REDISCOVERED
ROGÉR FAKHR
Fine Anyway HABIBIFUNK 8/10
Long-buried treasure from late-’70s Lebanon
Uncovering the underrated and overlooked
Rogér Fakhr: summoning a sense of melancholy disorientation
RAYMOND SABBAH’S ARCHIVE
BEFORE Beirut was wrecked by the civil war fought in its streets between 1975 and 1990, it was called “the Paris of the East”. It was a city of bars and boulevards, philosophers and poets – and, it could readily be imagined, wry and reflective singer-songwriters of the calibre of Rogér Fakhr, crooning in some cool café amid mists of arak fumes and Gauloises smoke.
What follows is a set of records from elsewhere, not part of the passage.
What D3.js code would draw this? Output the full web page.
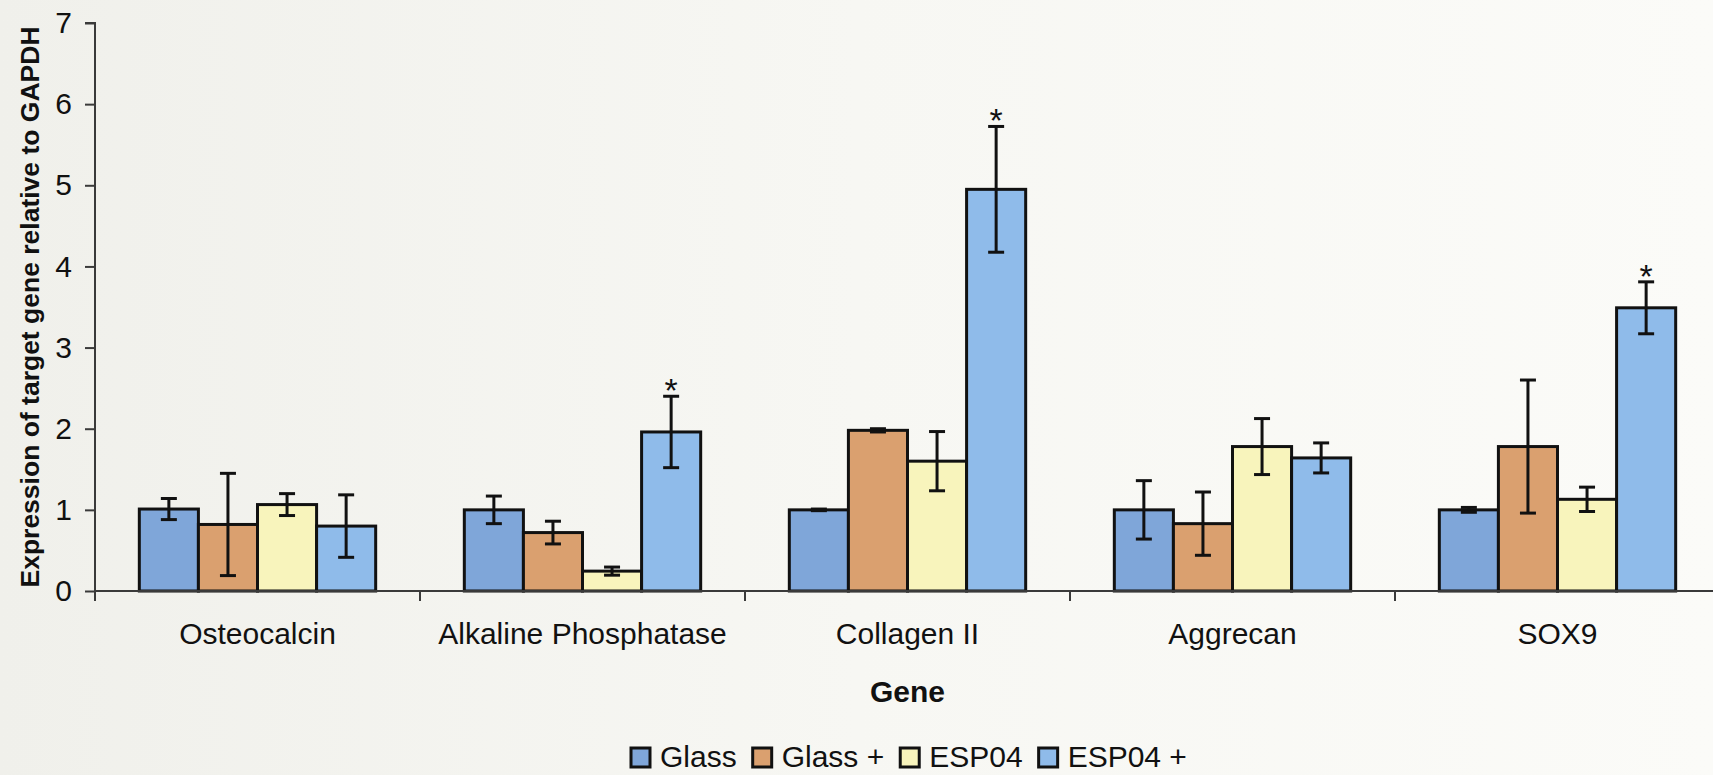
<!DOCTYPE html>
<html>
<head>
<meta charset="utf-8">
<script src="https://cdn.jsdelivr.net/npm/d3@7"></script>
<style>
  html, body { margin: 0; padding: 0; background: #f7f7f3; }
  svg { display: block; }
  text { font-family: "Liberation Sans", Arial, sans-serif; fill: #111; }
</style>
</head>
<body>
<svg id="chart" width="1713" height="775"></svg>
<script>
// Gene expression relative to GAPDH, four substrate conditions per gene
const genes = ["Osteocalcin", "Alkaline Phosphatase", "Collagen II", "Aggrecan", "SOX9"];
const seriesNames = ["Glass", "Glass +", "ESP04", "ESP04 +"];
const seriesColors = ["#7fa6d9", "#daa06f", "#f8f4bc", "#8fbbea"];

const glassMean     = [1.01, 1.00, 1.00, 1.00, 1.00];
const glassErr      = [0.13, 0.17, 0.01, 0.36, 0.03];
const glassPlusMean = [0.82, 0.72, 1.98, 0.83, 1.78];
const glassPlusErr  = [0.63, 0.14, 0.02, 0.39, 0.82];
const esp04Mean     = [1.065, 0.245, 1.60, 1.78, 1.13];
const esp04Err      = [0.135, 0.05, 0.365, 0.345, 0.15];
const esp04PlusMean = [0.80, 1.96, 4.95, 1.64, 3.49];
const esp04PlusErr  = [0.385, 0.44, 0.775, 0.185, 0.32];
// significance markers (ESP04 + condition)
const significant   = [false, true, true, false, true];

const yTicks = [0, 1, 2, 3, 4, 5, 6, 7];

const means = [glassMean, glassPlusMean, esp04Mean, esp04PlusMean];
const errs  = [glassErr, glassPlusErr, esp04Err, esp04PlusErr];

const svg = d3.select("#chart");
const W = 1713, H = 775;

// paper-like background
const defs = svg.append("defs");
const grad = defs.append("linearGradient").attr("id", "bg").attr("x1", 0).attr("x2", 1).attr("y1", 0).attr("y2", 0);
grad.append("stop").attr("offset", 0).attr("stop-color", "#f0f0eb");
grad.append("stop").attr("offset", 0.5).attr("stop-color", "#f7f7f3");
grad.append("stop").attr("offset", 1).attr("stop-color", "#fbfbf8");
svg.append("rect").attr("width", W).attr("height", H).attr("fill", "url(#bg)");

const plot = { left: 95, right: 1720, top: 23, bottom: 591 };

const x0 = d3.scaleBand().domain(genes).range([plot.left, plot.right]).paddingInner(0).paddingOuter(0);
const x1 = d3.scaleBand().domain(seriesNames).range([0, x0.bandwidth()]).paddingInner(0).paddingOuter(0.75);
const y = d3.scaleLinear().domain([0, 7]).range([plot.bottom, plot.top]);

const axisColor = "#3a3a3a";

// bars
const rows = [];
genes.forEach((g, gi) => {
  seriesNames.forEach((s, si) => {
    rows.push({ gene: g, series: s, si, value: means[si][gi], err: errs[si][gi], sig: si === 3 && significant[gi] });
  });
});

const barG = svg.append("g");
barG.selectAll("rect")
  .data(rows)
  .join("rect")
  .attr("x", d => x0(d.gene) + x1(d.series))
  .attr("y", d => y(d.value))
  .attr("width", x1.bandwidth())
  .attr("height", d => y(0) - y(d.value))
  .attr("fill", d => seriesColors[d.si])
  .attr("stroke", "#111")
  .attr("stroke-width", 3);

// error bars
const cap = 8;
const errG = svg.append("g").attr("stroke", "#111").attr("stroke-width", 3);
rows.forEach(d => {
  const cx = x0(d.gene) + x1(d.series) + x1.bandwidth() / 2;
  const yHi = y(d.value + d.err), yLo = y(d.value - d.err);
  errG.append("line").attr("x1", cx).attr("x2", cx).attr("y1", yHi).attr("y2", yLo);
  errG.append("line").attr("x1", cx - cap).attr("x2", cx + cap).attr("y1", yHi).attr("y2", yHi);
  errG.append("line").attr("x1", cx - cap).attr("x2", cx + cap).attr("y1", yLo).attr("y2", yLo);
});

// significance asterisks
svg.append("g").selectAll("text")
  .data(rows.filter(d => d.sig))
  .join("text")
  .attr("x", d => x0(d.gene) + x1(d.series) + x1.bandwidth() / 2)
  .attr("y", d => y(d.value + d.err) + 6)
  .attr("text-anchor", "middle")
  .style("font-size", "34px")
  .text("*");

// y axis
const yAxis = d3.axisLeft(y).tickValues(yTicks).tickSize(10).tickPadding(13).tickFormat(d3.format("d"));
const yG = svg.append("g").attr("transform", `translate(${plot.left},0)`).call(yAxis);
yG.select(".domain").attr("stroke", axisColor).attr("stroke-width", 2).attr("d", `M-10,${plot.top}H0V${plot.bottom + 1}`);
yG.selectAll(".tick line").attr("stroke", axisColor).attr("stroke-width", 2);
yG.selectAll(".tick text").style("font-size", "30px").attr("fill", "#111").attr("font-family", null);

// x axis: baseline with ticks on category boundaries
const bounds = genes.map(g => x0(g)).concat([plot.right]);
const xG = svg.append("g");
xG.append("line").attr("x1", plot.left).attr("x2", plot.right).attr("y1", plot.bottom).attr("y2", plot.bottom)
  .attr("stroke", axisColor).attr("stroke-width", 2);
xG.selectAll("line.tk").data(bounds).join("line").attr("class", "tk")
  .attr("x1", d => d).attr("x2", d => d).attr("y1", plot.bottom).attr("y2", plot.bottom + 10)
  .attr("stroke", axisColor).attr("stroke-width", 2);
xG.selectAll("text").data(genes).join("text")
  .attr("x", d => x0(d) + x0.bandwidth() / 2)
  .attr("y", 644)
  .attr("text-anchor", "middle")
  .style("font-size", "30px")
  .text(d => d);

// axis titles
svg.append("text")
  .attr("transform", `translate(39,${(plot.top + plot.bottom) / 2}) rotate(-90)`)
  .attr("text-anchor", "middle")
  .style("font-size", "26.5px").style("font-weight", "bold")
  .text("Expression of target gene relative to GAPDH");

svg.append("text")
  .attr("x", (plot.left + plot.right) / 2)
  .attr("y", 702)
  .attr("text-anchor", "middle")
  .style("font-size", "30px").style("font-weight", "bold")
  .text("Gene");

// legend
const legend = svg.append("g");
let lx = 631;
seriesNames.forEach((s, i) => {
  legend.append("rect").attr("x", lx).attr("y", 748).attr("width", 19).attr("height", 19)
    .attr("fill", seriesColors[i]).attr("stroke", "#111").attr("stroke-width", 3);
  const t = legend.append("text").attr("x", lx + 29).attr("y", 767).style("font-size", "30px").text(s);
  lx += 29 + t.node().getComputedTextLength() + 16;
});
</script>
</body>
</html>
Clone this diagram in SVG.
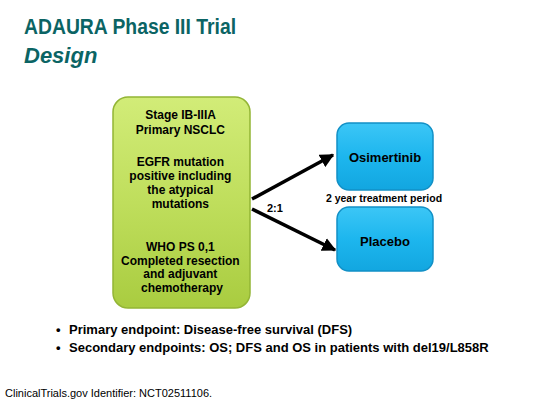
<svg xmlns="http://www.w3.org/2000/svg" width="540" height="405" viewBox="0 0 540 405">
<defs>
<linearGradient id="gGreen" x1="0" y1="0" x2="0" y2="1">
<stop offset="0" stop-color="#D2EC78"/>
<stop offset="0.5" stop-color="#BFDE5C"/>
<stop offset="1" stop-color="#A9CC40"/>
</linearGradient>
<linearGradient id="gBlue" x1="0" y1="0" x2="0" y2="1">
<stop offset="0" stop-color="#3CC6F6"/>
<stop offset="0.5" stop-color="#1DB6EE"/>
<stop offset="1" stop-color="#12A6E0"/>
</linearGradient>
<marker id="arr" viewBox="0 0 10 10" refX="9" refY="5" markerWidth="4" markerHeight="4" orient="auto" markerUnits="strokeWidth">
<path d="M0,0 L10,5 L0,10 z" fill="#000"/>
</marker>
</defs>
<style>
.title{font-family:"Liberation Sans",Arial,sans-serif;font-weight:bold;fill:#0B6464}
.box{font-family:"Liberation Sans",Arial,sans-serif;font-weight:bold;fill:#000;text-anchor:middle}
.body{font-family:"Liberation Sans",Arial,sans-serif;font-weight:bold;fill:#000}
.conn{stroke:#000;stroke-width:3.5;fill:none;marker-end:url(#arr)}
</style>
<rect width="540" height="405" fill="#fff"/>
<text class="title" x="24" y="34" font-size="22" textLength="212" lengthAdjust="spacingAndGlyphs">ADAURA Phase III Trial</text>
<text class="title" x="24" y="63" font-size="22" font-style="italic">Design</text>

<g id="connectors">
<line class="conn" x1="252" y1="199" x2="333" y2="155"/>
<line class="conn" x1="252" y1="209" x2="335" y2="250"/>
</g>

<g id="eligibility">
<rect x="113" y="97" width="137" height="211" rx="15" fill="url(#gGreen)" stroke="#93B535" stroke-width="1.5"/>
<text class="box" font-size="12">
<tspan x="182" y="119">Stage IB-IIIA</tspan>
<tspan x="182" y="134">Primary NSCLC</tspan>
<tspan x="182" y="166">EGFR mutation</tspan>
<tspan x="182" y="180">positive including</tspan>
<tspan x="182" y="194">the atypical</tspan>
<tspan x="182" y="208">mutations</tspan>
<tspan x="182" y="251">WHO PS 0,1</tspan>
<tspan x="182" y="265">Completed resection</tspan>
<tspan x="182" y="278">and adjuvant</tspan>
<tspan x="182" y="292">chemotherapy</tspan>
</text>
</g>

<g id="osimertinib">
<rect x="337" y="123" width="96" height="67" rx="12" fill="url(#gBlue)" stroke="#1290C6" stroke-width="1.5"/>
<text class="box" x="385" y="162" font-size="13">Osimertinib</text>
</g>

<g id="placebo">
<rect x="337" y="207" width="96" height="64" rx="12" fill="url(#gBlue)" stroke="#1290C6" stroke-width="1.5"/>
<text class="box" x="385" y="246" font-size="13">Placebo</text>
</g>

<text class="body" x="267" y="212" font-size="11">2:1</text>
<text class="box" x="384" y="202" font-size="10.5">2 year treatment period</text>

<text class="body" font-size="13">
<tspan x="56" y="334">•</tspan><tspan x="69" y="334">Primary endpoint: Disease-free survival (DFS)</tspan>
</text>
<text class="body" font-size="13">
<tspan x="56" y="352">•</tspan><tspan x="69" y="352">Secondary endpoints: OS; DFS and OS in patients with del19/L858R</tspan>
</text>
<text x="5" y="397" font-family="'Liberation Sans',Arial,sans-serif" font-size="11" fill="#000">ClinicalTrials.gov Identifier: NCT02511106.</text>
</svg>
The tracks on Fine Anyway were recorded in Beirut in 1977 and Paris in 1978. Fakhr was, by then, living between the two, busking on the Metro in the latter: balancing, like many Lebanese of the time, the danger of home against the loneliness of exile. It’s unclear just how much this melancholy disorientation directly informed his material, but these songs do not want for a sense of melancholy disorientation. Reference points, contemporary and subsequent, include John Prine, Gordon Lightfoot, Lee Hazlewood, Elliott Smith and Gene Clark. Crucially, Fakhr would not be out of place in their company. The greatest of these songs are extraordinary.